BCAP Will Help Biopower First, Then Biofuels

USDA expects that most BCAP payments in the early years will support existing biomass conversion facilities using woody biomass as a feedstock (presumably to produce heat and power). BCAP expires in 2012, and according to USDA most biomass conversion facilities need to be in the pipeline now in order to qualify for BCAP benefits.

Reflecting these projections, USDA also expects that matching payments will consume most of the BCAP funds. Of the total expected $2.636 billion cost of BCAP, USDA projects that $2.1 billion will be for matching payments:

These projected costs are far higher than Congress’ expected $70 million cost for the BCAP program.

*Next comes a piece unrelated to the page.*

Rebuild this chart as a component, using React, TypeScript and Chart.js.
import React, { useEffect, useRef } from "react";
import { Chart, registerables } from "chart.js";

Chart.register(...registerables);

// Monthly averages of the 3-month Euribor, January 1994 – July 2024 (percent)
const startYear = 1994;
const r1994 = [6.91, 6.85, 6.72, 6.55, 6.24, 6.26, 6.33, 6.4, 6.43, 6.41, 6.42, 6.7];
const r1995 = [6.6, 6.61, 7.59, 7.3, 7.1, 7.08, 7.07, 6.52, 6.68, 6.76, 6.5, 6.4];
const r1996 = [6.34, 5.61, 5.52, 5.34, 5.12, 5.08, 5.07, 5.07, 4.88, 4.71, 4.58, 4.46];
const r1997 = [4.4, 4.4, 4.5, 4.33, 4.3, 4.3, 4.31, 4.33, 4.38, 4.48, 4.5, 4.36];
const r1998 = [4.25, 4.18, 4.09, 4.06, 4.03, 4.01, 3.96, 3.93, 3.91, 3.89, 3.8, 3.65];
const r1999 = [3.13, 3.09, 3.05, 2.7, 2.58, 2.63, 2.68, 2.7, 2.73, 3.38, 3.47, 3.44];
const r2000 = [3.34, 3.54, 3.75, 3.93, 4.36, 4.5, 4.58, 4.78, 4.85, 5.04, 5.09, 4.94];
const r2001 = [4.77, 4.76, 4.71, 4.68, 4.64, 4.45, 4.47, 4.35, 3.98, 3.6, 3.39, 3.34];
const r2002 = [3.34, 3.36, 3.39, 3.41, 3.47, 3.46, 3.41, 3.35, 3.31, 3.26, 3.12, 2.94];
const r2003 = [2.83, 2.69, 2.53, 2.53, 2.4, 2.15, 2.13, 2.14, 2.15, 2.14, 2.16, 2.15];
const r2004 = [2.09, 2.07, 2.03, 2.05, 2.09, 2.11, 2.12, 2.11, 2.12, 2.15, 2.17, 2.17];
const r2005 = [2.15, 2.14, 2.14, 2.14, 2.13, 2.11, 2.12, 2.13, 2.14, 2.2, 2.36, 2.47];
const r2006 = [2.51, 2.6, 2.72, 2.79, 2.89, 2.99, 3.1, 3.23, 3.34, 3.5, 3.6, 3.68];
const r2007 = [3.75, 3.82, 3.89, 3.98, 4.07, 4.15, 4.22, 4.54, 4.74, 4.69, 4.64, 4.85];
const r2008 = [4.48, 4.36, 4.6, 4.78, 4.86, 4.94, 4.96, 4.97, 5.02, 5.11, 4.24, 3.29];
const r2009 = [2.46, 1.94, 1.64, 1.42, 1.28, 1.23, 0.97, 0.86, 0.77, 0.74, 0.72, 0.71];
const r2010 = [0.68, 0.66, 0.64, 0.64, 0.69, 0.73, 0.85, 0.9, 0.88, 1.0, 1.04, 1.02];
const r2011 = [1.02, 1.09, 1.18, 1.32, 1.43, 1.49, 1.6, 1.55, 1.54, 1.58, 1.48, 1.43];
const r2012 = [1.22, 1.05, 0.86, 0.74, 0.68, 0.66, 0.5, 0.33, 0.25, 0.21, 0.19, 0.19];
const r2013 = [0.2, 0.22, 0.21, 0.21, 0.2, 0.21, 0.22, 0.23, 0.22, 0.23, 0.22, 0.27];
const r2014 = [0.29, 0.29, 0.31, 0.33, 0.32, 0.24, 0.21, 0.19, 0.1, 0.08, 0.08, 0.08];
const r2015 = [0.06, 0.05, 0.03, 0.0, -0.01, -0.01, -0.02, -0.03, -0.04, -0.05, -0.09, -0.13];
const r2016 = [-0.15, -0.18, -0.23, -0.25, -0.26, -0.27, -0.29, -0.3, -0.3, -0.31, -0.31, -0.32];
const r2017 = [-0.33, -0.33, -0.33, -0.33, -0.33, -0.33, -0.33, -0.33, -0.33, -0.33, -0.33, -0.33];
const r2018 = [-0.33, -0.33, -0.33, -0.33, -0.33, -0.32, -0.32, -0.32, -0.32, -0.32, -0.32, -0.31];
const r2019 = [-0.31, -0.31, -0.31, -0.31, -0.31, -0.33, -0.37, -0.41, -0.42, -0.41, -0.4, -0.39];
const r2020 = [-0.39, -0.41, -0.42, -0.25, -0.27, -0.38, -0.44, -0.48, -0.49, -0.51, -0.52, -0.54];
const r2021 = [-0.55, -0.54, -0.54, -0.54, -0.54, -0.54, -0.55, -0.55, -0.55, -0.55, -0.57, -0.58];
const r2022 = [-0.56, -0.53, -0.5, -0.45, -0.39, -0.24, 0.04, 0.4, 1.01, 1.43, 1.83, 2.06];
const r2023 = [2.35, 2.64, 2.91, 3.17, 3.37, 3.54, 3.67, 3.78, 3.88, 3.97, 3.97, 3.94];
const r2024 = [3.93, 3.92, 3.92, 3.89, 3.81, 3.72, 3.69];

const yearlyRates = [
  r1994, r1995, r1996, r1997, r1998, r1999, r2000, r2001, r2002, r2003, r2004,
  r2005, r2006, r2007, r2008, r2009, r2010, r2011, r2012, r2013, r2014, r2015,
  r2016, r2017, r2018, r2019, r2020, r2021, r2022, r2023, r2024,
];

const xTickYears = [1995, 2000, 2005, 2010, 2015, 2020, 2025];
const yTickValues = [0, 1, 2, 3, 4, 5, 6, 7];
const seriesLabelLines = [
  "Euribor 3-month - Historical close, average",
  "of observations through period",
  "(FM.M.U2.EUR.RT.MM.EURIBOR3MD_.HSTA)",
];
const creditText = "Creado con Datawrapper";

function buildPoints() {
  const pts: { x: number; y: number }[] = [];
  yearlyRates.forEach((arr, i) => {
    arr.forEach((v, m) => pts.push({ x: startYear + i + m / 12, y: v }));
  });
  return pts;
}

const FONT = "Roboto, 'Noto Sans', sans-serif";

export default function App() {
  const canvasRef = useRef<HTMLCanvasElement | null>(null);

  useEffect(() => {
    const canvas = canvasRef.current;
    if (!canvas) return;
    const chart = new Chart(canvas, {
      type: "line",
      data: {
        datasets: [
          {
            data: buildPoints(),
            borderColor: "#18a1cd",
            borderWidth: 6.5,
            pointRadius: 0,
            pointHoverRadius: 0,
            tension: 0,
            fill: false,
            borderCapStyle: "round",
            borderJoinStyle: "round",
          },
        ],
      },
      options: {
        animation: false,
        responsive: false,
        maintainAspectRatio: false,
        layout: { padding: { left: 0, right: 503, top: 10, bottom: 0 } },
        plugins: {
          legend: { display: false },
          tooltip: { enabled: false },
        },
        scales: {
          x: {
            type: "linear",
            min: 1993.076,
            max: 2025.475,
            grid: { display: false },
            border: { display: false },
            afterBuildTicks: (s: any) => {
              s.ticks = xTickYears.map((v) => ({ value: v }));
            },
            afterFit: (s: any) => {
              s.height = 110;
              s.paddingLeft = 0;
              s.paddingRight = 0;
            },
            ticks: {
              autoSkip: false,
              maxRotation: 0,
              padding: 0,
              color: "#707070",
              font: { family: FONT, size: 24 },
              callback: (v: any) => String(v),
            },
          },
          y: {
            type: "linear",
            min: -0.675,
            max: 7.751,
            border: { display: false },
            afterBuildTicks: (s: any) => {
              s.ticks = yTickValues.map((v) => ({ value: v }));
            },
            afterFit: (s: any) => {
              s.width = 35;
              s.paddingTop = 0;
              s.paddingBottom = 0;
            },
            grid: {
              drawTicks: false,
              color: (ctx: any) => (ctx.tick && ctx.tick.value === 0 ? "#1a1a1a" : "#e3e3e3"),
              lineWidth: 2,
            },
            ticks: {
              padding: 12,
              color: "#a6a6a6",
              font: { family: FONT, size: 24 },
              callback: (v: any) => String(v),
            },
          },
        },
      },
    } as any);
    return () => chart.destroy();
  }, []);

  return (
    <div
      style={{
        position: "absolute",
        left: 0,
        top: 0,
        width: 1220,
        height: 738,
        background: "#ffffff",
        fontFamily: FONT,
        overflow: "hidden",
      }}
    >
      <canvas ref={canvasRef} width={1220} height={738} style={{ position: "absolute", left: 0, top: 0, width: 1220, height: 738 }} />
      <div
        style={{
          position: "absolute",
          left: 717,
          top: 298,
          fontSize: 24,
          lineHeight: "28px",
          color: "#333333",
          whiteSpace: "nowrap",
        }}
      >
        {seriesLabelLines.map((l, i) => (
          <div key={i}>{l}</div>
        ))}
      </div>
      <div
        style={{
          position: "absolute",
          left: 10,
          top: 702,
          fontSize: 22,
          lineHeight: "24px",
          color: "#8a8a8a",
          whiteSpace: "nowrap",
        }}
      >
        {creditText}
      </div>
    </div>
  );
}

Notably, Congress did not explicitly limit BCAP funding in the 2008 Farm Bill, so if BCAP costs as much as USDA predicts, it will become the highest-funded program in the 2008 Farm Bill’s Energy Title.

Environmental Considerations

BCAP’s environmental impacts, for both better and worse, will depend largely on how USDA implements the BCAP program. By emphasizing such factors as species diversity, habitat and natural resources protection, USDA would increase BCAP’s long-term success and public support. USDA is especially interested in how it takes environmental factors into account in implementing BCAP, and it is seeking comments on this issue in a number of different ways.